In the past twenty years hundreds of infants and young children have died after being left in vehicles, usually by accident. When turning the vehicle off, drivers of the Silverado EV are reminded to check the back seat if they opened the rear door before starting out. The R1T doesn’t offer a back seat reminder.
Over 200 people are killed each year when backed over by motor vehicles. The Silverado EV has standard Reverse Automatic Braking that uses rear sensors to monitor for objects to the rear and automatically applies the brakes to prevent a collision. The R1T doesn’t offer backup collision prevention brakes.
Both the Silverado EV and R1T have rear cross-traffic warning, but the Silverado EV has Rear Cross Traffic Braking (automatically applies the brakes) to better prevent a collision when backing near traffic. The R1T’s Rear Cross-Traffic Warning doesn’t automatically brake.

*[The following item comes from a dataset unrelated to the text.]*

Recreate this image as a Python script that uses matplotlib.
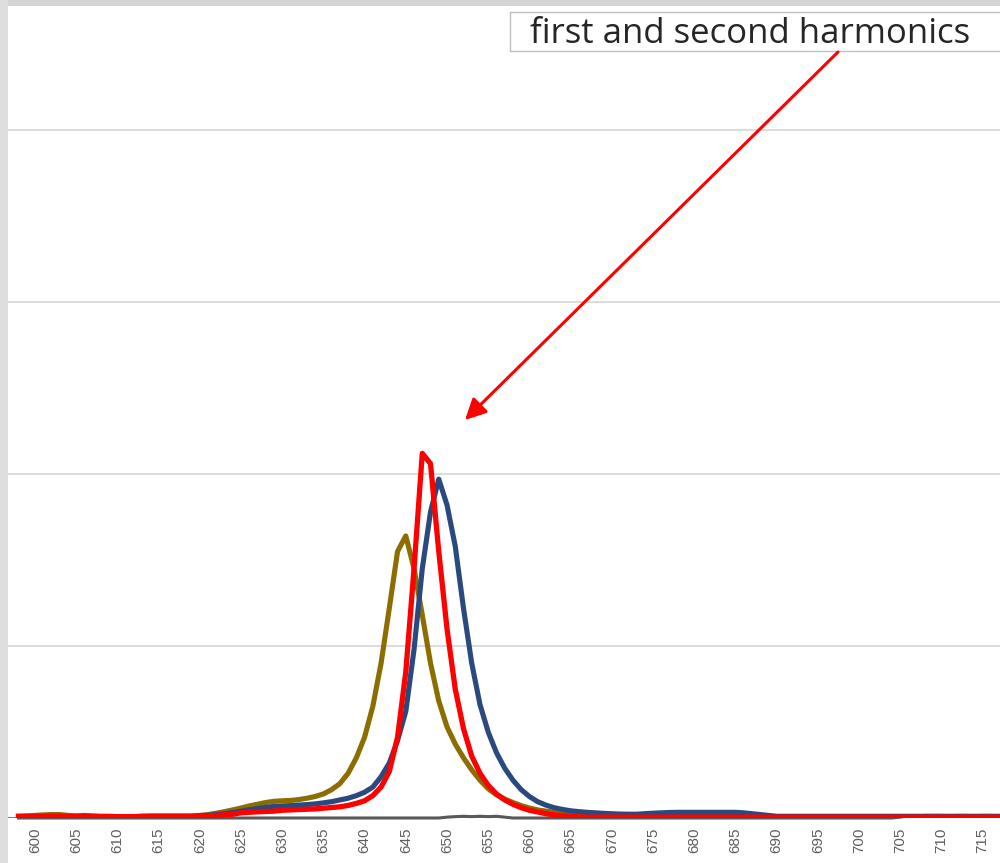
import matplotlib
matplotlib.use("Agg")
import matplotlib.pyplot as plt
from matplotlib.patches import Rectangle, FancyArrowPatch

# wavelength (nm), 1 nm steps
wavelength = list(range(598, 719))

# ---- series values (gridline units) ----
olive = [
    0.010, 0.012, 0.015, 0.018, 0.020, 0.020, 0.015, 0.012, 0.015, 0.012,   # 598-607
    0.008, 0.008, 0.008, 0.008, 0.008, 0.010, 0.012, 0.012, 0.012, 0.012,   # 608-617
    0.012, 0.012, 0.015, 0.020, 0.028, 0.037, 0.047, 0.058, 0.070, 0.080,   # 618-627
    0.090, 0.097, 0.100, 0.102, 0.107, 0.115, 0.125, 0.140, 0.165, 0.200,   # 628-637
    0.260, 0.350, 0.470, 0.650, 0.900, 1.220, 1.550, 1.640, 1.450, 1.180,   # 638-647
    0.900, 0.680, 0.530, 0.430, 0.350, 0.280, 0.220, 0.170, 0.135, 0.110,   # 648-657
    0.090, 0.072, 0.058, 0.047, 0.040, 0.033, 0.027, 0.022, 0.018, 0.015,   # 658-667
    0.010, 0.010, 0.010, 0.010, 0.010, 0.010, 0.010, 0.010, 0.010, 0.010,   # 668-677
    0.010, 0.010, 0.010, 0.010, 0.010, 0.010, 0.010, 0.010, 0.008, 0.008,   # 678-687
    0.008, 0.008, 0.008, 0.008, 0.008, 0.008, 0.008, 0.008, 0.008, 0.008,   # 688-697
    0.008, 0.008, 0.008, 0.008, 0.008, 0.008, 0.008, 0.008, 0.008, 0.008,   # 698-707
    0.008, 0.008, 0.008, 0.008, 0.008, 0.008, 0.008, 0.008, 0.008, 0.008,   # 708-717
    0.008,                                                                  # 718
]
blue = [
    0.010, 0.010, 0.010, 0.010, 0.010, 0.010, 0.010, 0.010, 0.010, 0.010,   # 598-607
    0.010, 0.010, 0.008, 0.008, 0.008, 0.010, 0.010, 0.010, 0.010, 0.010,   # 608-617
    0.010, 0.010, 0.012, 0.015, 0.020, 0.025, 0.032, 0.040, 0.048, 0.055,   # 618-627
    0.062, 0.067, 0.070, 0.072, 0.075, 0.078, 0.082, 0.088, 0.095, 0.105,   # 628-637
    0.115, 0.130, 0.150, 0.180, 0.240, 0.320, 0.450, 0.620, 0.980, 1.450,   # 638-647
    1.780, 1.970, 1.820, 1.580, 1.220, 0.900, 0.660, 0.500, 0.380, 0.290,   # 648-657
    0.220, 0.165, 0.125, 0.095, 0.075, 0.060, 0.050, 0.042, 0.037, 0.033,   # 658-667
    0.030, 0.027, 0.025, 0.023, 0.022, 0.022, 0.025, 0.028, 0.030, 0.032,   # 668-677
    0.033, 0.033, 0.033, 0.033, 0.033, 0.033, 0.033, 0.033, 0.030, 0.025,   # 678-687
    0.020, 0.015, 0.010, 0.010, 0.010, 0.010, 0.010, 0.010, 0.010, 0.010,   # 688-697
    0.010, 0.010, 0.010, 0.010, 0.010, 0.010, 0.010, 0.010, 0.010, 0.010,   # 698-707
    0.010, 0.010, 0.010, 0.010, 0.010, 0.010, 0.010, 0.010, 0.010, 0.010,   # 708-717
    0.010,                                                                  # 718
]
red = [
    0.008, 0.008, 0.008, 0.008, 0.008, 0.008, 0.008, 0.008, 0.008, 0.008,   # 598-607
    0.008, 0.008, 0.008, 0.008, 0.008, 0.008, 0.008, 0.008, 0.008, 0.008,   # 608-617
    0.008, 0.008, 0.010, 0.012, 0.015, 0.018, 0.022, 0.030, 0.033, 0.036,   # 618-627
    0.038, 0.040, 0.045, 0.047, 0.049, 0.051, 0.053, 0.057, 0.061, 0.065,   # 628-637
    0.073, 0.085, 0.100, 0.130, 0.180, 0.270, 0.470, 0.850, 1.450, 2.120,   # 638-647
    2.060, 1.550, 1.100, 0.750, 0.520, 0.360, 0.260, 0.190, 0.140, 0.105,   # 648-657
    0.080, 0.060, 0.045, 0.035, 0.025, 0.018, 0.013, 0.010, 0.006, 0.005,   # 658-667
    0.005, 0.005, 0.005, 0.005, 0.005, 0.005, 0.005, 0.005, 0.005, 0.005,   # 668-677
    0.005, 0.005, 0.005, 0.005, 0.005, 0.005, 0.005, 0.005, 0.005, 0.005,   # 678-687
    0.005, 0.005, 0.005, 0.005, 0.005, 0.005, 0.005, 0.005, 0.005, 0.005,   # 688-697
    0.005, 0.005, 0.005, 0.005, 0.005, 0.005, 0.005, 0.005, 0.005, 0.005,   # 698-707
    0.005, 0.005, 0.005, 0.005, 0.005, 0.005, 0.005, 0.005, 0.005, 0.005,   # 708-717
    0.005,                                                                  # 718
]
gray = [
    0.000, 0.000, 0.000, 0.000, 0.000, 0.000, 0.000, 0.000, 0.000, 0.000,   # 598-607
    0.000, 0.000, 0.000, 0.000, 0.000, 0.000, 0.000, 0.000, 0.000, 0.000,   # 608-617
    0.000, 0.000, 0.000, 0.000, 0.000, 0.000, 0.000, 0.000, 0.000, 0.000,   # 618-627
    0.000, 0.000, 0.000, 0.000, 0.000, 0.000, 0.000, 0.000, 0.000, 0.000,   # 628-637
    0.000, 0.000, 0.000, 0.000, 0.000, 0.000, 0.000, 0.000, 0.000, 0.000,   # 638-647
    0.000, 0.000, 0.005, 0.008, 0.010, 0.008, 0.010, 0.008, 0.010, 0.005,   # 648-657
    0.000, 0.000, 0.000, 0.000, 0.000, 0.000, 0.000, 0.000, 0.000, 0.000,   # 658-667
    0.000, 0.000, 0.000, 0.000, 0.000, 0.000, 0.000, 0.000, 0.000, 0.000,   # 668-677
    0.000, 0.000, 0.000, 0.000, 0.000, 0.000, 0.000, 0.000, 0.000, 0.000,   # 678-687
    0.000, 0.000, 0.000, 0.000, 0.000, 0.000, 0.000, 0.000, 0.000, 0.000,   # 688-697
    0.000, 0.000, 0.000, 0.000, 0.000, 0.000, 0.000, 0.005, 0.012, 0.010,   # 698-707
    0.015, 0.015, 0.015, 0.012, 0.015, 0.015, 0.012, 0.015, 0.015, 0.012,   # 708-717
    0.012,                                                                  # 718
]

tick_values = list(range(600, 716, 5))
tick_labels = [str(v) for v in tick_values]
grid_levels = [1, 2, 3, 4]
annotation_text = "first and second harmonics"

# ---- figure ----
W, H = 1000, 863
fig = plt.figure(figsize=(W / 100, H / 100), dpi=100)
fig.patch.set_facecolor("white")

def fx(px):
    return px / W

def fy(py):
    return 1 - py / H

# gray screenshot border
fig.add_artist(Rectangle((0, fy(6)), 1, 6 / H, transform=fig.transFigure,
                         facecolor="#d4d4d4", edgecolor="none", zorder=0))
fig.add_artist(Rectangle((0, 0), fx(8), 1, transform=fig.transFigure,
                         facecolor="#dedede", edgecolor="none", zorder=0))

ax = fig.add_axes([fx(8), 1 - 818 / H, 1 - fx(8), (818 - 6) / H])
ax.set_facecolor("white")
px_per_nm = 8.24
ax.set_xlim(600 + (8 - 35) / px_per_nm, 600 + (1000 - 35) / px_per_nm)
ax.set_ylim(0, (818 - 6) / 172)

ax.set_yticks(grid_levels)
ax.set_yticklabels([])
ax.tick_params(axis="y", length=0)
ax.grid(axis="y", color="#d9d9d9", linewidth=1.3)
ax.set_axisbelow(True)
for s in ax.spines.values():
    s.set_visible(False)

ax.set_xticks(tick_values)
ax.set_xticklabels(tick_labels, rotation=90,
                   fontfamily=["Liberation Sans Narrow", "Liberation Sans", "DejaVu Sans"],
                   fontsize=11, color="#5f5f5f")
ax.tick_params(axis="x", length=0, pad=7)

ax.axhline(0, color="#7f7f7f", linewidth=1.5, zorder=1)
ax.plot(wavelength, gray, color="#595959", linewidth=2.2, zorder=2, clip_on=False)
ax.plot(wavelength, olive, color="#8c6d00", linewidth=3.7, zorder=3,
        solid_joinstyle="round")
ax.plot(wavelength, blue, color="#2a4a7f", linewidth=3.7, zorder=4,
        solid_joinstyle="round")
ax.plot(wavelength, red, color="#ff0000", linewidth=3.8, zorder=5,
        solid_joinstyle="round")

# annotation box
fig.add_artist(Rectangle((fx(510), fy(51)), fx(520), 39 / H, transform=fig.transFigure,
                         facecolor="white", edgecolor="#bfbfbf", linewidth=1.0,
                         zorder=10, clip_on=False))
fig.text(fx(530), fy(43), annotation_text, fontsize=25, fontfamily="Open Sans",
         color="#262626", va="baseline", ha="left", zorder=11)

arrow = FancyArrowPatch(posA=(fx(838), fy(52)), posB=(fx(465), fy(420)),
                        transform=fig.transFigure,
                        arrowstyle="-|>,head_length=0.9,head_width=0.45",
                        mutation_scale=14, color="#ff0000", linewidth=2.2,
                        shrinkA=0, shrinkB=0, zorder=12)
fig.add_artist(arrow)

fig.savefig("out.png", dpi=100)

Both the Silverado EV and the R1T have standard driver and passenger frontal airbags, front side-impact airbags, side-impact head airbags, front seatbelt pretensioners, height adjustable front shoulder belts, four-wheel antilock brakes, all wheel drive, traction control, electronic stability systems to prevent skidding, crash mitigating brakes, daytime running lights, lane departure warning systems, blind spot warning systems, around view monitors, rear cross-path warning, available front parking sensors and driver alert monitors.
The Chevrolet Silverado EV weighs 1652 to 1906 pounds more than the Rivian R1T. The NHTSA advises that heavier vehicles are much safer in collisions than their significantly lighter counterparts.